The Eighth Day brings this pattern to its consummation. After the sabbath-long fire of the Seventh Day has destroyed every Adamic soul and the last enemy, death, has been abolished, the Lord raises the nations into incorruptible terrestrial life. Those who were cut off in the resurrection of judgment and passed through Gehenna’s discipline are restored as terrestrial sons and daughters in a renewed creation. Their exclusion in the Seventh Day corresponds to the time “outside the camp,” but the Eighth Day corresponds to the moment when, purified and reordered, they are brought back into the life of God’s covenant order under the headship of Christ and the ministry of the celestial Royal Priesthood.

Application: Holiness, Watchfulness, and the Fear of the Lord

The biblical doctrine of being “cut off” does not produce despair, but holy sobriety. It awakens believers to the seriousness of discipleship, the necessity of holiness, and the danger of neglecting so great a salvation (Hebrews 2:3). It calls us to vigilance over our hearts, to reverence for the Lord’s words, and to faithful response to the Spirit of grace. The warnings about exclusion, outer darkness, stripes, and Gehenna are not theatrical flourishes; they are covenantal realities. The consequences of unfaithfulness are real and severe. To treat them lightly is to mock the holiness of God and to risk the loss of what has been offered.
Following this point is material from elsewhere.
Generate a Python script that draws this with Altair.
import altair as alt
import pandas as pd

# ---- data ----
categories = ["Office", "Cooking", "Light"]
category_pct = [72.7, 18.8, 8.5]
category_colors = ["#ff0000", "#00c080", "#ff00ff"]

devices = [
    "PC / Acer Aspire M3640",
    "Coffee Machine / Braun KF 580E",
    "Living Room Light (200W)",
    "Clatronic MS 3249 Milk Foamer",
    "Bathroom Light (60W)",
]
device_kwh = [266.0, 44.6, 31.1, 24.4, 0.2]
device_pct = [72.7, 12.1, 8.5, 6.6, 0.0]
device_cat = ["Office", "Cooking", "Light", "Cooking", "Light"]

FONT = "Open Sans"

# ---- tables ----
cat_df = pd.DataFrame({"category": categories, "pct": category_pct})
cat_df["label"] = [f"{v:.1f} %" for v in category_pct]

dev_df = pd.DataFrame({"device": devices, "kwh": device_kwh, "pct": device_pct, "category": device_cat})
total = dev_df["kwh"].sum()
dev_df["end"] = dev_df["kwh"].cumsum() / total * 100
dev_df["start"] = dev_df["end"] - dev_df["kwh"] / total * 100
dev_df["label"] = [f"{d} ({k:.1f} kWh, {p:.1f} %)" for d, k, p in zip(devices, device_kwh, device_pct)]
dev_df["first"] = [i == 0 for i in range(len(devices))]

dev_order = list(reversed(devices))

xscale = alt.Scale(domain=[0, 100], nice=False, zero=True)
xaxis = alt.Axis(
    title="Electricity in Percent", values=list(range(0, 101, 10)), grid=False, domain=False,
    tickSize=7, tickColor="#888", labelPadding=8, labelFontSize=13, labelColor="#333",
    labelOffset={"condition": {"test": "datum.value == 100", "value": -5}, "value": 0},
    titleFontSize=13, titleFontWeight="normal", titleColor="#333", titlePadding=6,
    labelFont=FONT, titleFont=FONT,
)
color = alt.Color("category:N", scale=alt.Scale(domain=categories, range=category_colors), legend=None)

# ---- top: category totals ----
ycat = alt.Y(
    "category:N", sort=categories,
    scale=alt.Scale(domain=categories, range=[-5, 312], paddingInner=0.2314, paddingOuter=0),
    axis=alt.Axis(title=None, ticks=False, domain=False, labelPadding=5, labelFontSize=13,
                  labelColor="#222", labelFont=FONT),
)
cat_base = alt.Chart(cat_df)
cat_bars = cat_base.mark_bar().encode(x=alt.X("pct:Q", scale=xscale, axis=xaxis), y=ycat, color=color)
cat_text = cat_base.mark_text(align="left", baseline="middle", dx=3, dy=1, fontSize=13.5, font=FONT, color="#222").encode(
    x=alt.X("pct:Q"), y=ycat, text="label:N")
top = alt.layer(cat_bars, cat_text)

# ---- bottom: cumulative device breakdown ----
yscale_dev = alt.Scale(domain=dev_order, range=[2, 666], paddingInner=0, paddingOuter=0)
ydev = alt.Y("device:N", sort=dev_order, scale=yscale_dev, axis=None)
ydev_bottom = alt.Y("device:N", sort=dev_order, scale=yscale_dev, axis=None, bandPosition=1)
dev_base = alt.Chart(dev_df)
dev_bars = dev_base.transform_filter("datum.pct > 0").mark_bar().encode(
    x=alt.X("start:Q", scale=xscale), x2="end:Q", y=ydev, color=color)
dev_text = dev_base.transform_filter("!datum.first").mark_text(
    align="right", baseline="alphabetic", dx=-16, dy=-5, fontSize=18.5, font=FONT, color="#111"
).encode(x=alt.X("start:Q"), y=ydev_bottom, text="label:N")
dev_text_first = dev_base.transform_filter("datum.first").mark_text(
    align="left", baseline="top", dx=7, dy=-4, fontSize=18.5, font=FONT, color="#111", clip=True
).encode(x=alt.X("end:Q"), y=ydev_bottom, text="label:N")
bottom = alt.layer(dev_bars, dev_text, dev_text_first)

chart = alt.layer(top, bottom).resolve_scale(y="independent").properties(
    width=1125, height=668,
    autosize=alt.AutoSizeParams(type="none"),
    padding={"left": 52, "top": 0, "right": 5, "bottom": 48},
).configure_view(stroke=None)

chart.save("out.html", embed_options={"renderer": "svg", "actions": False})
At the same time, those who walk in the light, abide in the Lord Jesus, and submit to the Spirit’s work need not live in paralyzing fear. The Father is not looking for an excuse to cast His children away. He is committed to their transformation. He corrects those He loves and chastens every son and daughter whom He receives (Hebrews 12:6). The fear we are called to cultivate is not the fear of being disowned, but rather the fear of grieving Him, of losing the joy that awaits us, and of enduring compulsory discipline in the Age to Come that could have been freely embraced by grace in this life. The fear of being cut off is the fear of losing inheritance, nearness, and honor — not the fear of falling out of the Father’s ultimate purpose.
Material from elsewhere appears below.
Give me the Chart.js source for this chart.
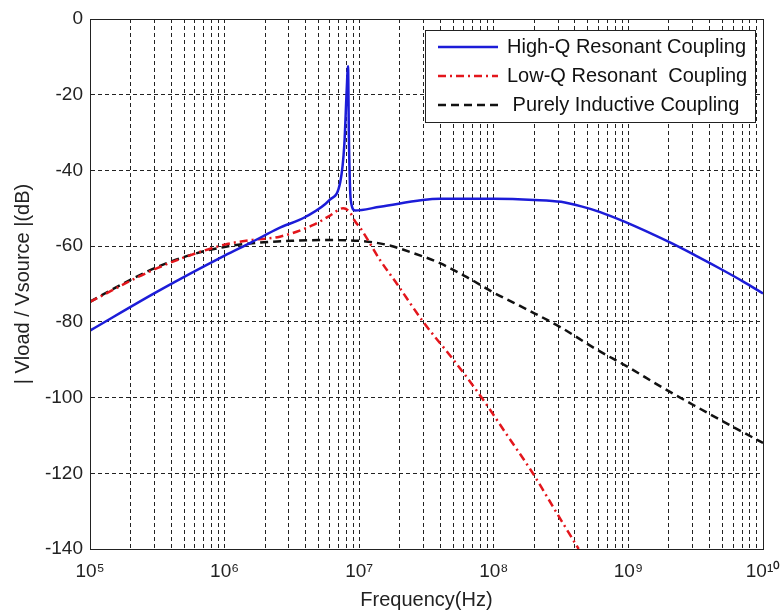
<!DOCTYPE html>
<html>
<head>
<meta charset="utf-8">
<script src="https://cdn.jsdelivr.net/npm/chart.js@4.4.1/dist/chart.umd.min.js"></script>
<style>
  body { margin: 0; background: #fff; }
  #wrap { width: 784px; height: 612px; }
</style>
</head>
<body>
<div id="wrap"><canvas id="respChart"></canvas></div>
<script>
// frequency (Hz) / magnitude (dB)
const highQFreq = [1e5, 3.16e5, 1e6, 1.58e6, 2.51e6, 3.98e6, 6.03e6, 7.24e6, 7.76e6, 8.07e6, 8.26e6, 8.39e6, 8.65e6, 9.31e6, 1.43e7, 3.98e7, 1e8, 2.0e8, 3.16e8, 4.47e8, 6.17e8, 9.44e8, 2.0e9, 3.16e9, 5.01e9, 7.08e9, 1e10];
const highQDb = [-82.3, -72, -62.5, -59, -55.3, -52.3, -47.8, -43, -33, -19, -12.5, -32, -47.8, -50.6, -49.6, -47.5, -47.5, -47.8, -48.3, -49.5, -51, -53.6, -58.9, -62.5, -66.3, -69.3, -72.5];

const lowQFreq = [1e5, 3.16e5, 1e6, 1.58e6, 2.57e6, 4.57e6, 6.03e6, 7.59e6, 8.51e6, 9.33e6, 1.01e7, 1.43e7, 1.91e7, 2.99e7, 5.01e7, 7.94e7, 1.26e8, 1.95e8, 2.88e8, 4.27e8];
const lowQDb = [-74.7, -65.8, -59.6, -58.4, -57.5, -54.4, -52, -50, -51, -53.5, -55, -63.7, -70, -80, -90, -99.5, -110, -120, -130, -140];

const inductiveFreq = [1e5, 1.78e5, 3.16e5, 5.62e5, 1e6, 1.78e6, 3.16e6, 5.62e6, 1e7, 1.58e7, 2.51e7, 3.98e7, 6.31e7, 1e8, 1.78e8, 3.16e8, 5.62e8, 1e9, 1.78e9, 3.16e9, 5.62e9, 1e10];
const inductiveDb = [-74.7, -69.8, -65.5, -62.3, -60.2, -59.1, -58.6, -58.4, -58.6, -59.6, -61.8, -64.5, -68.2, -72.3, -76.8, -81.5, -87, -92, -97.3, -102.3, -107.2, -112];

const seriesLabels = ['High-Q Resonant Coupling', 'Low-Q Resonant  Coupling', ' Purely Inductive Coupling'];
const xDecades = [5, 6, 7, 8, 9, 10];
const yTicks = [0, -20, -40, -60, -80, -100, -120, -140];

const FONT = '"Liberation Sans", Arial, sans-serif';
const SUP = { '0': '⁰', '1': '¹', '5': '⁵', '6': '⁶', '7': '⁷', '8': '⁸', '9': '⁹' };

function toPoints(xs, ys) {
  return xs.map((x, i) => ({ x: x, y: ys[i] }));
}

// 1..9 x 10^n grid positions for every decade
function logGridValues() {
  const vals = [];
  xDecades.forEach((e, i) => {
    if (i === xDecades.length - 1) { vals.push(Math.pow(10, e)); return; }
    for (let m = 1; m <= 9; m++) vals.push(m * Math.pow(10, e));
  });
  return vals;
}

const frame = {
  id: 'frame',
  afterDatasetsDraw(chart) {
    const { ctx, chartArea: a } = chart;
    ctx.save();
    ctx.strokeStyle = '#222';
    ctx.lineWidth = 1;
    ctx.setLineDash([]);
    ctx.strokeRect(a.left + 0.5, a.top + 0.5, a.right - a.left, a.bottom - a.top);
    ctx.restore();
  }
};

const boxedLegend = {
  id: 'boxedLegend',
  afterDraw(chart) {
    const { ctx, chartArea } = chart;
    const w = 330, h = 92;
    const left = chartArea.right - 8 - w;
    const top = chartArea.top + 11;
    ctx.save();
    ctx.fillStyle = '#fff';
    ctx.fillRect(left, top, w, h);
    ctx.strokeStyle = '#222';
    ctx.lineWidth = 1;
    ctx.setLineDash([]);
    ctx.strokeRect(left + 0.5, top + 0.5, w, h);
    ctx.font = '20px ' + FONT;
    ctx.textBaseline = 'middle';
    chart.data.datasets.forEach((ds, i) => {
      const y = top + 17 + i * 29;
      ctx.strokeStyle = ds.borderColor;
      ctx.lineWidth = ds.borderWidth;
      ctx.setLineDash(ds.borderDash || []);
      ctx.beginPath();
      ctx.moveTo(left + 13, y);
      ctx.lineTo(left + 73, y);
      ctx.stroke();
      ctx.fillStyle = '#111';
      ctx.fillText(ds.label, left + 82, y);
    });
    ctx.restore();
  }
};

const ctx = document.getElementById('respChart').getContext('2d');
new Chart(ctx, {
  type: 'line',
  data: {
    datasets: [
      {
        label: seriesLabels[0],
        data: toPoints(highQFreq, highQDb),
        borderColor: '#1c1cd8',
        borderWidth: 2.5,
        pointRadius: 0,
        cubicInterpolationMode: 'monotone'
      },
      {
        label: seriesLabels[1],
        data: toPoints(lowQFreq, lowQDb),
        borderColor: '#e3161c',
        borderWidth: 2.5,
        borderDash: [8, 4, 2, 4],
        pointRadius: 0,
        cubicInterpolationMode: 'monotone'
      },
      {
        label: seriesLabels[2],
        data: toPoints(inductiveFreq, inductiveDb),
        borderColor: '#111',
        borderWidth: 2.5,
        borderDash: [8, 5],
        pointRadius: 0,
        cubicInterpolationMode: 'monotone'
      }
    ]
  },
  options: {
    responsive: true,
    maintainAspectRatio: false,
    animation: false,
    layout: { padding: { top: 19, right: 21, left: 0, bottom: 0 } },
    plugins: {
      legend: { display: false },
      tooltip: { enabled: false }
    },
    scales: {
      x: {
        type: 'logarithmic',
        min: 1e5,
        max: 1e10,
        afterBuildTicks: (scale) => {
          scale.ticks = logGridValues().map(v => ({ value: v }));
        },
        afterFit: (scale) => {
          scale.height = 63;
          // let the 10^10 label hang over the right margin like matlab does
          scale.paddingLeft = 0;
          scale.paddingRight = 0;
        },
        grid: { color: '#222', lineWidth: 1, drawTicks: false },
        border: { display: true, color: '#222', dash: [4, 3] },
        ticks: {
          autoSkip: false,
          maxRotation: 0,
          padding: 11,
          color: '#222',
          font: { family: FONT, size: 19 },
          callback: (v) => {
            const e = Math.log10(v);
            if (Math.abs(e - Math.round(e)) > 1e-9) return '';
            return '10' + String(Math.round(e)).split('').map(c => SUP[c]).join('');
          }
        },
        title: {
          display: true,
          text: 'Frequency(Hz)',
          color: '#222',
          font: { family: FONT, size: 20 },
          padding: { top: 0, bottom: 0 }
        }
      },
      y: {
        min: -140,
        max: 0,
        afterBuildTicks: (scale) => {
          scale.ticks = yTicks.map(v => ({ value: v }));
        },
        afterFit: (scale) => { scale.width = 90; },
        grid: { color: '#222', lineWidth: 1, drawTicks: false },
        border: { display: true, color: '#222', dash: [4, 3] },
        ticks: {
          padding: 7,
          color: '#222',
          font: { family: FONT, size: 19 }
        },
        title: {
          display: true,
          text: '| Vload / Vsource |(dB)',
          color: '#222',
          font: { family: FONT, size: 20 },
          padding: { top: 11, bottom: 0 }
        }
      }
    }
  },
  plugins: [frame, boxedLegend]
});
</script>
</body>
</html>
To live in this holy fear is to take seriously both the Seventh Day and the Eighth Day: to flee from the purifying fire of Gehenna by welcoming the Father’s discipline now, and to set our hope fully on the grace that will be brought to us at the appearing of Jesus Christ. Those who cooperate with grace in this age are having their souls saved and are being made ready for the resurrection of life. Those who resist grace will still be restored in the Eighth Day, but only after passing through exclusion and fire that could have been spared.

Conclusion

Exclusion for the Sake of Holiness, Restoration for the Sake of Love

The biblical doctrine of “cutting off” reveals both the Father’s unwavering commitment to holiness and His unchanging determination to restore His people. In both covenants, exclusion is temporary, disciplinary, purifying, and purposeful. It removes corruption, not identity. It protects the community, not destroys the individual. It prepares the disobedient for restoration in the Eighth Day. The Lord will not bring the corruption of the old Adamic soul into the His kingdom; He will either crucify it in willing sons and daughters now or destroy it in the fires of Gehenna then.
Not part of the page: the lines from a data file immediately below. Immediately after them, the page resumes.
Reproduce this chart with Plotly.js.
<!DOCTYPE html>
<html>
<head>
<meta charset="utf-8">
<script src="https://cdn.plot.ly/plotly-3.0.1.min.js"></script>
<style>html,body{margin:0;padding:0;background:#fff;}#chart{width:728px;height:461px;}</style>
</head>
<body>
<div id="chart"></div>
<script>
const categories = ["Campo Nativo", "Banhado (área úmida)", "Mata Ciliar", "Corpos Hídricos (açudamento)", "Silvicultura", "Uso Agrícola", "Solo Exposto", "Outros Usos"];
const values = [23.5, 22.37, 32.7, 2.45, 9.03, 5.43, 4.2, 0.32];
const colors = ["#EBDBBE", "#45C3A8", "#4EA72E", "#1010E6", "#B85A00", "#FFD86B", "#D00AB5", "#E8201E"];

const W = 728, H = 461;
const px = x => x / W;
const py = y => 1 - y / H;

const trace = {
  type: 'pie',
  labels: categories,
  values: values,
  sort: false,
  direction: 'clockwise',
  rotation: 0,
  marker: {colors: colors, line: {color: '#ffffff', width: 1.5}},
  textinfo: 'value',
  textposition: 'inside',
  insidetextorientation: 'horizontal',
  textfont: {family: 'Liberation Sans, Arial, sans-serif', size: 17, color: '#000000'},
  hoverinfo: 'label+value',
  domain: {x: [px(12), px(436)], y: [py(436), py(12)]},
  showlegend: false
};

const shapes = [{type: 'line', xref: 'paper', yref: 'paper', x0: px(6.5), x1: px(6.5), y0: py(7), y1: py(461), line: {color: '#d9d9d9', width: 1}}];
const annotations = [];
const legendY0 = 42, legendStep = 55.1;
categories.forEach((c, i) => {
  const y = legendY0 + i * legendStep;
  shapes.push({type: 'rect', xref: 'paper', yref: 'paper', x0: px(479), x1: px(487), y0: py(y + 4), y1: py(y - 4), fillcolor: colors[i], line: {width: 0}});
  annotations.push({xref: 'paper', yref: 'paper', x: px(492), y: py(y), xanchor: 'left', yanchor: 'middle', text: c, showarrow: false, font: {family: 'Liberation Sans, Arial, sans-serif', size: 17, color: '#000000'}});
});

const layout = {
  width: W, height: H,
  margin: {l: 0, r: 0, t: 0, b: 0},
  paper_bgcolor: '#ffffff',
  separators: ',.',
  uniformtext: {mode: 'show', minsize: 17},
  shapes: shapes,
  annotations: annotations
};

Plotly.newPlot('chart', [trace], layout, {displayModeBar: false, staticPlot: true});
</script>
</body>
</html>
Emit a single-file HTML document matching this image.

The warnings about being “cut off” are therefore not threats of irreversible ruin but invitations to seriousness, fidelity, and holiness. They confront believers with the weight of covenant responsibility and call them to walk in the fear of the Lord. At the same time, they reveal the mercy that undergirds all of God’s judgments. The God who cuts off is the God who restores. The fire that purifies is the fire of love. The end of all His works is that His sons and daughters may stand in His likeness, share His glory, and enter the joy of the Age to Come as faithful heirs, while those who have been disciplined and refined through exclusion are restored in their proper place in the new creation when God is all in all.